Show that if the sum of an diverges, no discrete probability space can contain independent events Suppose that $0\leq p_n\leq 1$, and put $a_n= \min \{p_n, 1-p_n\}$. Show that if 
$\sum a_n$ diverges, then no discrete probability space can contain independent events $A_1, A_2, \ldots$ such that $A_n$ has probability $p_n$.
 A: Let's do not consider the $P_n=0$ cases, because if the empty set is independent with any sets.
So , consider the discrete probability space, contains at most countable many points with each point assigned with a positive probability.
All the probabilities sum up to 1.
Now $\sum a_n$ diverge,
suppose $A_n$ are the events,
they are independent, therefore $P(\bigcap_n A_n)=\prod_n a_n=0$, here because $p_n$ are at most $\frac{1}{2}$,
then $\bigcap_n A_n$ is simply empty in our discrete setting.

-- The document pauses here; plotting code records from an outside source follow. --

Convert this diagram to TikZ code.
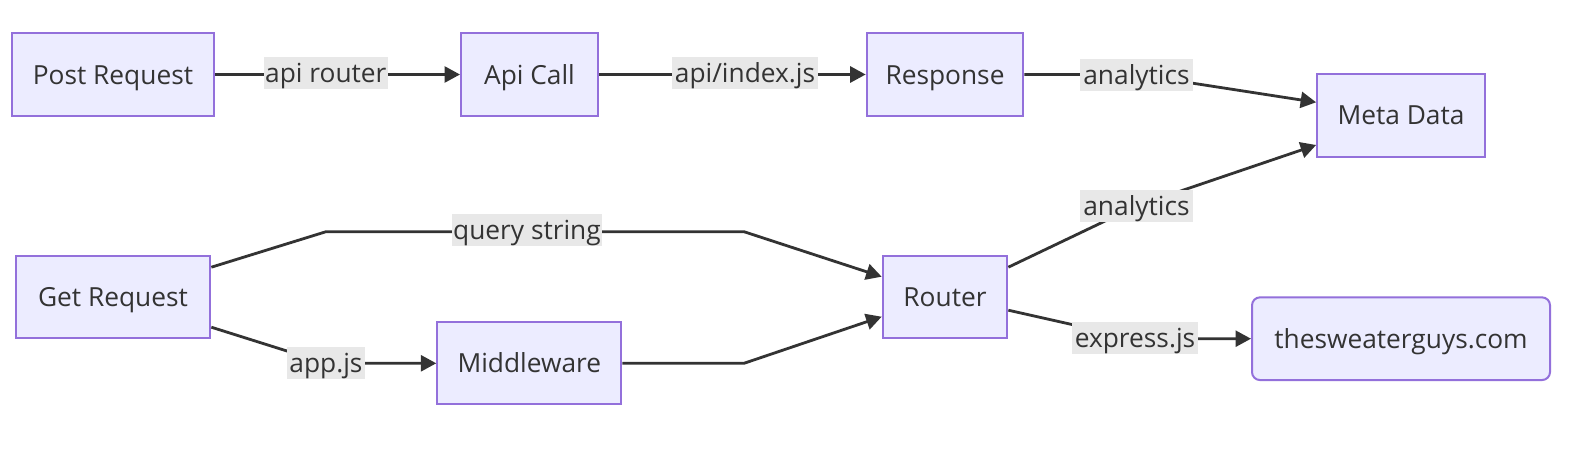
\documentclass[tikz,border=0pt]{standalone}
\usepackage{fontspec}
\setmainfont{Open Sans}
\usetikzlibrary{arrows.meta,calc}
\definecolor{nodefill}{HTML}{ECECFF}
\definecolor{nodeline}{HTML}{9370DB}
\definecolor{ink}{HTML}{333333}
\definecolor{lblbg}{HTML}{E8E8E8}
\tikzset{
  box/.style={draw=nodeline, fill=nodefill, line width=2pt, inner sep=0pt,
    text=ink, font=\fontsize{26.3}{32}\selectfont, anchor=center,
    text height=19pt, text depth=0pt},
  lbl/.style={fill=lblbg, inner sep=0pt, minimum height=32pt, text=ink,
    font=\fontsize{26.3}{32}\selectfont, anchor=center,
    text height=19pt, text depth=0pt},
  edge/.style={draw=ink, line width=2.8pt, -{Triangle[length=15.5pt,width=16pt]}},
}
\begin{document}
\begin{tikzpicture}[x=1pt,y=-1pt]
\path[fill=white,use as bounding box] (0,0) rectangle (1584,450);

% nodes
\node[box, minimum width=202pt, minimum height=83pt] (post) at (113,74.5) {Post Request};
\node[box, minimum width=137pt, minimum height=83pt] (api) at (529.5,74.5) {Api Call};
\node[box, minimum width=156.7pt, minimum height=83pt] (resp) at (945,74.5) {Response};
\node[box, minimum width=167.7pt, minimum height=83pt] (meta) at (1401,115.3) {Meta Data};
\node[box, minimum width=194.7pt, minimum height=82.5pt] (get) at (113,297.2) {Get Request};
\node[box, minimum width=184pt, minimum height=82pt] (mid) at (529.3,363.3) {Middleware};
\node[box, minimum width=124.7pt, minimum height=82.5pt] (router) at (945,297.2) {Router};
\node[box, rounded corners=8pt, minimum width=298pt, minimum height=82.7pt] (site) at (1401,338.7) {thesweaterguys.com};

% bend points
\coordinate (c3) at (1136.5,74.5);
\coordinate (c4a) at (326,231.7);
\coordinate (c4b) at (744,231.7);
\coordinate (c5) at (326,363.3);
\coordinate (c6) at (744,363.3);
\coordinate (c7) at (1136.5,206);
\coordinate (c8) at (1135,338.7);

% edges
\draw[edge] (post.east) -- (api.west);
\draw[edge] (api.east) -- (resp.west);
\draw[edge] (resp.east) -- (c3) -- ($(meta.west)+(0,-13)$);
\draw[edge] ($(get.east)+(0,-30)$) -- (c4a) -- (c4b) -- ($(router.west)+(0,-20.5)$);
\draw[edge] ($(get.east)+(0,30)$) -- (c5) -- (mid.west);
\draw[edge] (mid.east) -- (c6) -- ($(router.west)+(0,19.5)$);
\draw[edge] ($(router.east)+(0,-30)$) -- (c7) -- ($(meta.west)+(0,29.7)$);
\draw[edge] ($(router.east)+(0,13)$) -- (c8) -- (site.west);

% edge labels
\node[lbl, minimum width=124pt] (l1) at (325.8,73.3) {api router};
\node[lbl, minimum width=146pt] (l2) at (745,73.3) {api/index.js};
\node[lbl, minimum width=113pt] (l3) at (1136.5,74.8) {analytics};
\node[lbl, minimum width=150pt] (l4) at (527,230) {query string};
\node[lbl, minimum width=77.7pt] (l5) at (326,362.5) {app.js};
\node[lbl, minimum width=113pt] (l7) at (1136.5,206) {analytics};
\node[lbl, minimum width=126pt] (l8) at (1135,337.5) {express.js};
\end{tikzpicture}
\end{document}
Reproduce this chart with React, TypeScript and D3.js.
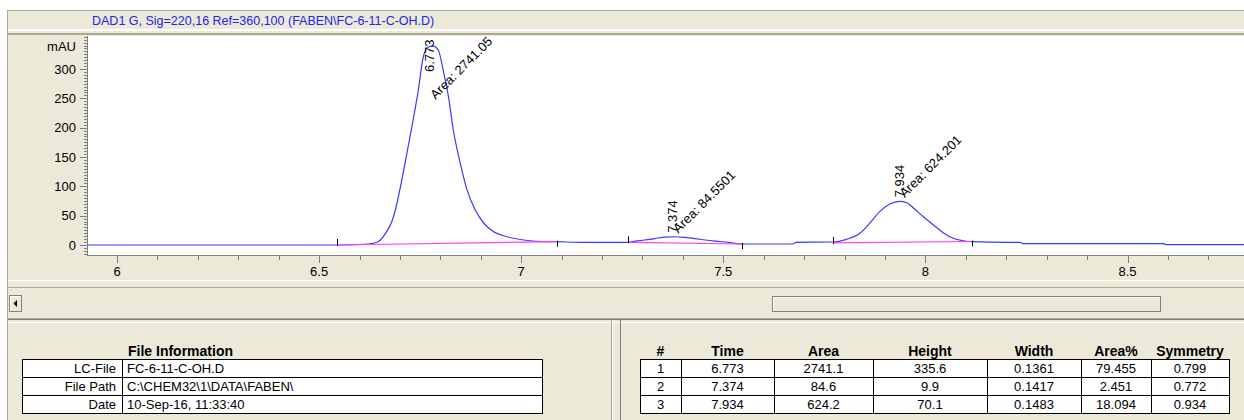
import React from 'react';
import * as d3 from 'd3';

// chromatogram (min, mAU)
const sigTime = [
  5.928, 6.544, 6.622, 6.646, 6.667, 6.68, 6.688, 6.696, 6.705, 6.715, 6.725, 6.735, 6.745, 6.757,
  6.769, 6.782, 6.795, 6.807, 6.82, 6.832, 6.849, 6.866, 6.886, 6.907, 6.932, 6.965, 7.006, 7.05,
  7.088, 7.15, 7.264, 7.282, 7.306, 7.331, 7.356, 7.38, 7.405, 7.43, 7.455, 7.48, 7.512, 7.546,
  7.672, 7.68, 7.771, 7.805, 7.838, 7.862, 7.887, 7.912, 7.937, 7.954, 7.974, 7.995, 8.02, 8.044,
  8.069, 8.094, 8.115, 8.2, 8.236, 8.24, 8.59, 8.595, 8.788,
];
const sigMAU = [
  0, 0, 1.7, 5.6, 22.7, 40, 58, 82, 112, 148, 185, 222, 262, 318,
  337, 339, 332, 298, 253, 196, 140, 94, 60, 37.5, 22.7, 14.1, 8.5, 6.0,
  5.6, 4.6, 4.6, 6.5, 8.5, 11, 13.5, 14.1, 13, 11, 8.5, 6.5, 4.5, 1.7,
  1.7, 4.6, 5.1, 9.7, 19.9, 37, 56.8, 69.9, 74.5, 72.1, 60.8, 48.2, 34.1, 21,
  11.4, 7.3, 5.6, 4.6, 4.6, 2.2, 2.2, 0.5, 0.5,
];

const peakRT = [6.773, 7.374, 7.934];
const peakAreaLabel = ['2741.05', '84.5501', '624.201'];
const peakStart = [6.544, 7.264, 7.771];
const peakStartBase = [0, 4.6, 3.5];
const peakEnd = [7.088, 7.546, 8.115];
const peakEndBase = [5.6, 1.7, 6];

const tableHeaders = ['#', 'Time', 'Area', 'Height', 'Width', 'Area%', 'Symmetry'];
const tableNo = ['1', '2', '3'];
const tableTime = ['6.773', '7.374', '7.934'];
const tableArea = ['2741.1', '84.6', '624.2'];
const tableHeight = ['335.6', '9.9', '70.1'];
const tableWidth = ['0.1361', '0.1417', '0.1483'];
const tableAreaPct = ['79.455', '2.451', '18.094'];
const tableSym = ['0.799', '0.772', '0.934'];

const fileInfoLabels = ['LC-File', 'File Path', 'Date'];
const fileInfoValues = ['FC-6-11-C-OH.D', 'C:\\CHEM32\\1\\DATA\\FABEN\\', '10-Sep-16, 11:33:40'];

const title = 'DAD1 G, Sig=220,16 Ref=360,100 (FABEN\\FC-6-11-C-OH.D)';

const W = 1244;
const H = 420;
const BEIGE = '#ece9d8';
const GRAY = '#aca899';
const DARK = '#808080';
const BLUE = '#3a3aff';
const PINK = '#ff3cff';
const FONT = "'Liberation Sans', Arial, sans-serif";

const plot = { left: 88, top: 36, right: W, bottom: 255 };

export default function App() {
  const x = d3.scaleLinear().domain([6, 8.5]).range([117, 1127.5]);
  const y = d3.scaleLinear().domain([0, 300]).range([245, 69]);

  const pts = sigTime.map((t, i) => [t, sigMAU[i]] as [number, number]);
  const line = d3.line<[number, number]>()
    .x(d => x(d[0]))
    .y(d => y(d[1]))
    .curve(d3.curveMonotoneX);

  const xTicks = d3.range(59, 88).map(i => ({ v: i / 10, major: i % 5 === 0 }))
    .filter(t => x(t.v) >= plot.left && x(t.v) <= plot.right);
  const yTicks = d3.range(-15, 356, 5).map(v => ({ v, major: v % 50 === 0 && v >= 0 && v <= 300 }));

  const peaks = peakRT.map((rt, i) => {
    const inPeak = pts.filter(p => p[0] >= peakStart[i] && p[0] <= peakEnd[i]);
    const apex = d3.max(inPeak, p => p[1]) ?? 0;
    const ax = x(rt);
    const ay = y(apex);
    return {
      rt, ax, ay,
      vy: Math.max(ay - 4, plot.top + 36),
      ay2: Math.max(ay - 3, plot.top + 64),
      area: peakAreaLabel[i],
      x0: x(peakStart[i]), y0: y(peakStartBase[i]),
      x1: x(peakEnd[i]), y1: y(peakEndBase[i]),
    };
  });

  const rows = tableNo.map((n, i) => [n, tableTime[i], tableArea[i], tableHeight[i], tableWidth[i], tableAreaPct[i], tableSym[i]]);
  const cols = [640, 681, 774, 873, 987, 1081, 1151, 1229];
  const rowY = [359, 377, 395, 413];

  return (
    <svg width={W} height={H} style={{ position: 'absolute', left: 0, top: 0, background: '#fff' }} fontFamily={FONT}>
      <defs>
        <clipPath id="plotClip">
          <rect x={plot.left} y={plot.top} width={plot.right - plot.left} height={plot.bottom - plot.top} />
        </clipPath>
      </defs>

      {/* window frame + title bar */}
      <rect x={8} y={11} width={W - 8} height={H - 11} fill={BEIGE} />
      <line x1={7} x2={W} y1={10.5} y2={10.5} stroke={GRAY} />
      <line x1={7.5} x2={7.5} y1={10} y2={H} stroke={GRAY} />
      <text x={92} y={24.5} fontSize={12.5} fill="#2323f0">{title}</text>
      <rect x={8} y={29} width={W - 8} height={2} fill="#fff" />
      <rect x={8} y={33} width={W - 8} height={2} fill={GRAY} />

      {/* plot area */}
      <rect x={plot.left} y={plot.top} width={plot.right - plot.left} height={plot.bottom - plot.top} fill="#fff" />
      <line x1={plot.left - 0.5} x2={plot.left - 0.5} y1={plot.top} y2={plot.bottom} stroke={DARK} />
      <line x1={plot.left - 1} x2={plot.right} y1={plot.bottom + 0.5} y2={plot.bottom + 0.5} stroke={DARK} />

      {yTicks.map(t => (
        <line key={`yt${t.v}`} x1={plot.left - (t.major ? 8 : 4)} x2={plot.left - 1} y1={Math.round(y(t.v)) + 0.5} y2={Math.round(y(t.v)) + 0.5} stroke={DARK} />
      ))}
      {yTicks.filter(t => t.major).map(t => (
        <text key={`yl${t.v}`} x={76} y={y(t.v) + 4.5} fontSize={13} textAnchor="end" fill="#000">{t.v}</text>
      ))}
      <text x={76} y={51} fontSize={13} textAnchor="end" fill="#000">mAU</text>

      {xTicks.map(t => (
        <line key={`xt${t.v}`} x1={Math.round(x(t.v)) + 0.5} x2={Math.round(x(t.v)) + 0.5} y1={plot.bottom + 1} y2={plot.bottom + (t.major ? 8 : 5)} stroke={DARK} />
      ))}
      {xTicks.filter(t => t.major).map(t => (
        <text key={`xl${t.v}`} x={x(t.v)} y={276} fontSize={13} textAnchor="middle" fill="#000">{d3.format('~g')(t.v)}</text>
      ))}

      <g clipPath="url(#plotClip)">
        <path d={line(pts) ?? ''} fill="none" stroke={BLUE} strokeWidth={1.2} />
        {peaks.map((p, i) => (
          <g key={`pk${i}`}>
            <line x1={p.x0} y1={p.y0} x2={p.x1} y2={p.y1} stroke={PINK} strokeWidth={1.2} />
            <line x1={Math.round(p.x0) + 0.5} x2={Math.round(p.x0) + 0.5} y1={p.y0 - 6} y2={p.y0 + 1} stroke="#000" />
            <line x1={Math.round(p.x1) + 0.5} x2={Math.round(p.x1) + 0.5} y1={p.y1 - 1} y2={p.y1 + 5} stroke="#000" />
            <text transform={`translate(${p.ax + 5},${p.vy}) rotate(-90)`} fontSize={13} fill="#000">{p.rt.toFixed(3)}</text>
            <text transform={`translate(${p.ax + 6},${p.ay2}) rotate(-45)`} fontSize={13} fill="#000">{`Area: ${p.area}`}</text>
          </g>
        ))}
      </g>

      {/* scrollbar */}
      <line x1={8} x2={W} y1={280.5} y2={280.5} stroke="#fff" />
      <line x1={8} x2={W} y1={287.5} y2={287.5} stroke={GRAY} />
      <rect x={9.5} y={295.5} width={12} height={16} fill={BEIGE} stroke={DARK} />
      <line x1={10.5} x2={10.5} y1={296} y2={311} stroke="#fff" />
      <line x1={10} x2={21} y1={296.5} y2={296.5} stroke="#fff" />
      <path d="M13.5,303.5 L17,300 L17,307 Z" fill="#000" />
      <rect x={772.5} y={296.5} width={388} height={15} fill={BEIGE} stroke={DARK} />
      <line x1={773.5} x2={1160} y1={297.5} y2={297.5} stroke="#fff" />
      <line x1={773.5} x2={773.5} y1={297.5} y2={311} stroke="#fff" />
      <line x1={8} x2={W} y1={318.5} y2={318.5} stroke={GRAY} />
      <line x1={8} x2={W} y1={319.5} y2={319.5} stroke={DARK} />
      <line x1={8} x2={W} y1={322.5} y2={322.5} stroke="#fff" />

      {/* splitter */}
      <line x1={611.5} x2={611.5} y1={320} y2={H} stroke={GRAY} />
      <line x1={612.5} x2={612.5} y1={320} y2={H} stroke="#fff" />
      <line x1={620.5} x2={620.5} y1={320} y2={H} stroke={DARK} />

      {/* file information */}
      <text x={128} y={356} fontSize={14} fontWeight="bold" fill="#000">File Information</text>
      <rect x={22.5} y={359.5} width={520} height={54} fill="#fff" stroke="#000" />
      {rowY.slice(1, 3).map(r => (
        <line key={`fr${r}`} x1={22.5} x2={542.5} y1={r + 0.5} y2={r + 0.5} stroke="#000" />
      ))}
      <line x1={122.5} x2={122.5} y1={359.5} y2={413.5} stroke="#000" />
      {fileInfoLabels.map((l, i) => (
        <g key={`fi${i}`}>
          <text x={116} y={rowY[i] + 14} fontSize={13} textAnchor="end" fill="#000">{l}</text>
          <text x={127} y={rowY[i] + 14} fontSize={13} fill="#000">{fileInfoValues[i]}</text>
        </g>
      ))}

      {/* peak table */}
      {tableHeaders.map((h, j) => (
        <text key={`th${j}`} x={(cols[j] + cols[j + 1]) / 2} y={356} fontSize={14} fontWeight="bold" textAnchor="middle" fill="#000">{h}</text>
      ))}
      <rect x={cols[0] + 0.5} y={359.5} width={cols[7] - cols[0]} height={54} fill="#fff" stroke="#000" />
      {rowY.slice(1, 3).map(r => (
        <line key={`pr${r}`} x1={cols[0]} x2={cols[7]} y1={r + 0.5} y2={r + 0.5} stroke="#000" />
      ))}
      {cols.slice(1, 7).map(c => (
        <line key={`pc${c}`} x1={c + 0.5} x2={c + 0.5} y1={359.5} y2={413.5} stroke="#000" />
      ))}
      {rows.map((r, i) => r.map((v, j) => (
        <text key={`td${i}-${j}`} x={(cols[j] + cols[j + 1]) / 2} y={rowY[i] + 14} fontSize={13} textAnchor="middle" fill="#000">{v}</text>
      )))}
    </svg>
  );
}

(*) indeed, if we choose any infinite $A_n$ their intersection will be empty.
Use Borel-Cantelli lemma, $\sum a_n$ diverge then $\limsup_{n\rightarrow\infty} A_n$ will have measure $1$, in our discrete setting this means $\limsup_{n\rightarrow\infty} A_n$ is the whole set.
This would imply that any point in our set will be contained in infinitely many $A_n's$
Contradict with (*)
The whole point is that in discrete probability space, measure 0 set is empty and measure 1 set is the whole set. (of course, the points with 0 probability we can simply delete them without changing anything).
Hope it will help. :D